物流2024年問題の要素の一つに人手不足が挙げられます。

なぜ人手不足になるか? というと、ドライバーの待遇に問題があるからです。

「昔はよかった、働けば働いた分だけ稼ぐことができた」

しかし現在は過重労働を許してはくれません。なぜなら、すべての労働者の過重労働を防ぐため2019年から施行された働き方改革があるからです。

 

事の発端は2009年ごろ。過労自殺を引き起こす過重労働の実態が社会問題として広まりました。ブラック企業という言葉もこの頃に知られるようになりました。

運送業では、旅客の事故ですが、過重労働を原因に関越道バス事故が起こっています。これは当時で過去最悪規模の死傷者を出した事故ですが、その後に軽井沢スキーバス事故が起こり、事故の最悪規模を更新しています。

 

このように働き方改革は10年の歳月をかけてようやく施行された経緯があります。

運送業と建設業、そして医師は5年の猶予が与えられていましたが、2024年4月にとうとう猶予期間が終わります。

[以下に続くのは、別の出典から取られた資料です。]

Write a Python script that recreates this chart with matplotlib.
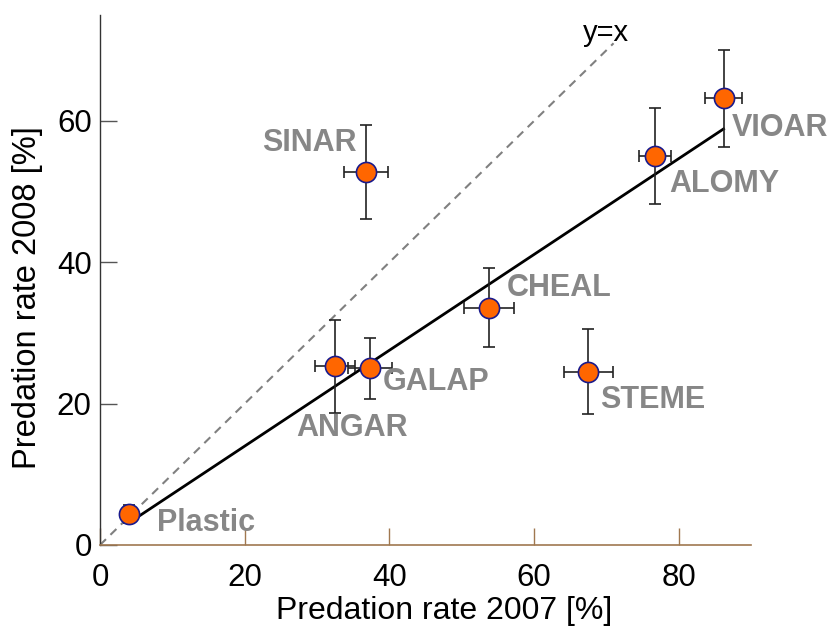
import matplotlib
matplotlib.use("Agg")
import matplotlib.pyplot as plt
from matplotlib import font_manager
import numpy as np

plt.rcParams['font.family'] = ['Liberation Sans', 'DejaVu Sans']

# Data
species = ["Plastic", "ANGAR", "GALAP", "SINAR", "CHEAL", "STEME", "ALOMY", "VIOAR"]
rate_2007 = [4.0, 32.5, 37.3, 36.8, 53.8, 67.5, 76.7, 86.2]
rate_2008 = [4.4, 25.3, 25.0, 52.8, 33.6, 24.5, 55.0, 63.2]
err_2007 = [0.8, 2.8, 3.0, 3.0, 3.5, 3.4, 2.2, 2.6]
err_2008 = [1.3, 6.6, 4.3, 6.7, 5.6, 6.0, 6.8, 6.9]
fit_slope = 0.678
fit_intercept = 0.43
xticks = [0, 20, 40, 60, 80]
yticks = [0, 20, 40, 60]

# label placement (data units: left edge, vertical centre)
label_pos = {
    "Plastic": (7.9, 3.1),
    "ANGAR": (27.1, 16.6),
    "GALAP": (39.1, 23.1),
    "SINAR": (22.4, 56.9),
    "CHEAL": (56.2, 36.3),
    "STEME": (69.2, 20.5),
    "ALOMY": (78.7, 51.1),
    "VIOAR": (87.3, 59.0),
}

names = {f.name for f in font_manager.fontManager.ttflist}
narrow = 'Liberation Sans Narrow' if 'Liberation Sans Narrow' in names else 'Liberation Sans'

fig = plt.figure(figsize=(8.32, 6.28), dpi=100)
ax = fig.add_axes([100/832, 83/628, 651/832, 530/628])
ax.set_xlim(0, 90)
ax.set_ylim(0, 75)

# y = x reference line
ax.plot([0, 71], [0, 71], linestyle=(0, (4, 3)), color='#808080', lw=1.5, zorder=1)
ax.text(66.8, 72.4, "y=x", fontsize=21, color='black', va='center', ha='left')

# regression line
xf = np.array([min(rate_2007) - 0.1, max(rate_2007)])
ax.plot(xf, fit_slope * xf + fit_intercept, color='black', lw=2, zorder=2)

ax.errorbar(rate_2007, rate_2008, xerr=err_2007, yerr=err_2008, fmt='none',
            ecolor='#222222', elinewidth=1.2, capsize=4.5, capthick=1.2, zorder=3)
ax.plot(rate_2007, rate_2008, 'o', markersize=14.5, markerfacecolor='#ff6600',
        markeredgecolor='#1a1a8c', markeredgewidth=1.2, linestyle='none', zorder=4)

for name in species:
    lx, ly = label_pos[name]
    ax.text(lx, ly, name, fontsize=22, fontweight='bold', color='#878787',
            ha='left', va='center', zorder=5)

for s in ['top', 'right']:
    ax.spines[s].set_visible(False)
ax.spines['left'].set_color('#333333')
ax.spines['bottom'].set_color('#a07850')
ax.spines['left'].set_linewidth(1.0)
ax.spines['bottom'].set_linewidth(1.2)

ax.set_xticks(xticks)
ax.set_yticks(yticks)
ax.tick_params(axis='x', direction='in', length=12, color='#a07850', width=1,
               labelsize=25 if narrow != 'Liberation Sans' else 22.5, pad=13)
for lab in ax.get_xticklabels():
    lab.set_family([narrow, 'Liberation Sans', 'DejaVu Sans'])
ax.tick_params(axis='y', direction='in', length=12, color='#555555', width=1,
               labelsize=22.5, pad=6)
ax.set_xlabel("Predation rate 2007 [%]", fontsize=23)
ax.set_ylabel("Predation rate 2008 [%]", fontsize=23.5)
ax.xaxis.set_label_coords((444 - 100) / 651, -0.097)
ax.yaxis.set_label_coords((43 - 100) / 651, (545 - 298) / 530)

fig.savefig("out.png", dpi=100)
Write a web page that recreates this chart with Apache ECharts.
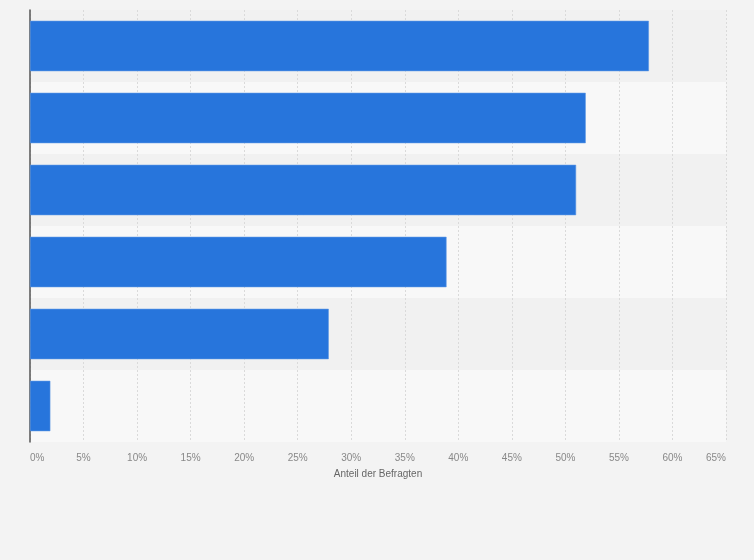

ですので「稼ぎたい奴だけは稼ぎたい分、働いたっていいじゃないか!」という気持ちは理解できるのですが、もう社会はそのような働き方は許してくれないのです。

 

ドライバーの目に映る物流2024年問題

ドライバーは稼ぐために働いています。これは真理です。

昔ほど稼げなくなったということは待遇が悪くなったと言えるでしょう。

また同じ給料で働くなら、労働時間が伸びることも待遇が悪くなったと言えるでしょう。

どうして待遇が悪くなるのか・良くならないのか、雇用主からどんな説明を受けたところで雇われの身からすればすべて言い訳に映ります。

「お金が出せないなら時間を返せ」

待遇改善ができない果ては、結局この理屈に行き当たります。

 

待遇を改善するためには何はともあれ、給料を増やす必要があります。

では給料の増額原資はどこから確保できるでしょうか? それは運賃・料金の値上げしかありません。

これが難しいことは重々承知です。

運賃・料金には当然、運送原価としてドライバーの人件費が含まれており、給料を上げるなら人件費上昇分を運賃・料金に転嫁する必要があります。

つまり運送事業者には頑張って価格転嫁・価格交渉の成功を収めることが急務の課題になります。

 

「お前の替わりはいくらでもいる」は本当か

最近、このフレーズの向きが逆になってきたと感じます。

雇い主が雇われ人に向かって投げつけていた言葉ですが、今は

「この程度の待遇の職場の替わりなんていくらでもある」

と、雇われ人から雇い主に向けられる言葉になっているような気がしてなりません。

つまり「お前の下では働けない」と三行半を突き付けられる状況になってきている気がします。

 

さて、本当に替わりはいくらでもいるのか? 客観的なデータで知っておく必要があります。

ちなみに2030年問題という話しもあります。2030年頃にはドライバーが年齢を理由にリタイアが始まり、業界を去ってしまうという不可逆的な人手不足問題のことを指します。

ただ退職するだけなら復帰はあるかもしれない。でも70歳を超えると身体の衰えは避けられないため、いままでどおりに働けなくなることは予測可能な事項です。

 

警察庁は毎年、運転免許統計を公表しています。最新は令和4年度版です。

この統計から、運転免許取得者数を見れば補充人員候補者数を予測できます。

貨物運送に必要な大型と中型の数字を拾います。

次に5年後の適齢診断を受ける必要がある65歳で区切って、65歳以上と65歳未満の割合を出します。つまりこの表で言うところの60歳で区切ります。

結果、5年後に65歳以上になるのは免許取得者全体のうち、およそ4割前後

65歳未満は、およそ6割前後

になります。

 

いかがでしょうか。これが5年後に訪れる事実です。

繰り返しますが、5年後の65歳未満つまり現在60歳未満は全取得者割合で6割前後です。

もちろんこれは取得者を表しているので、現在運送業に従事しているとは限りません。

けれど、運送業に同じ割合で在籍しているとして、

5年後にはドライバーの4割が引退する年齢に掛かっている事実に危機感を持つべきです。

 

自社で免許を取らせるなら話は変わってきますが、中途採用は残りの6割から採用しなければ、長く居てもらうことは難しくなります。

このことから、ドライバーの獲得競争は今後厳しいものになっていくことが分かります。

そして、ドライバーに長く居てもらうためには待遇改善、事業成績の改善は喫緊の課題となっています。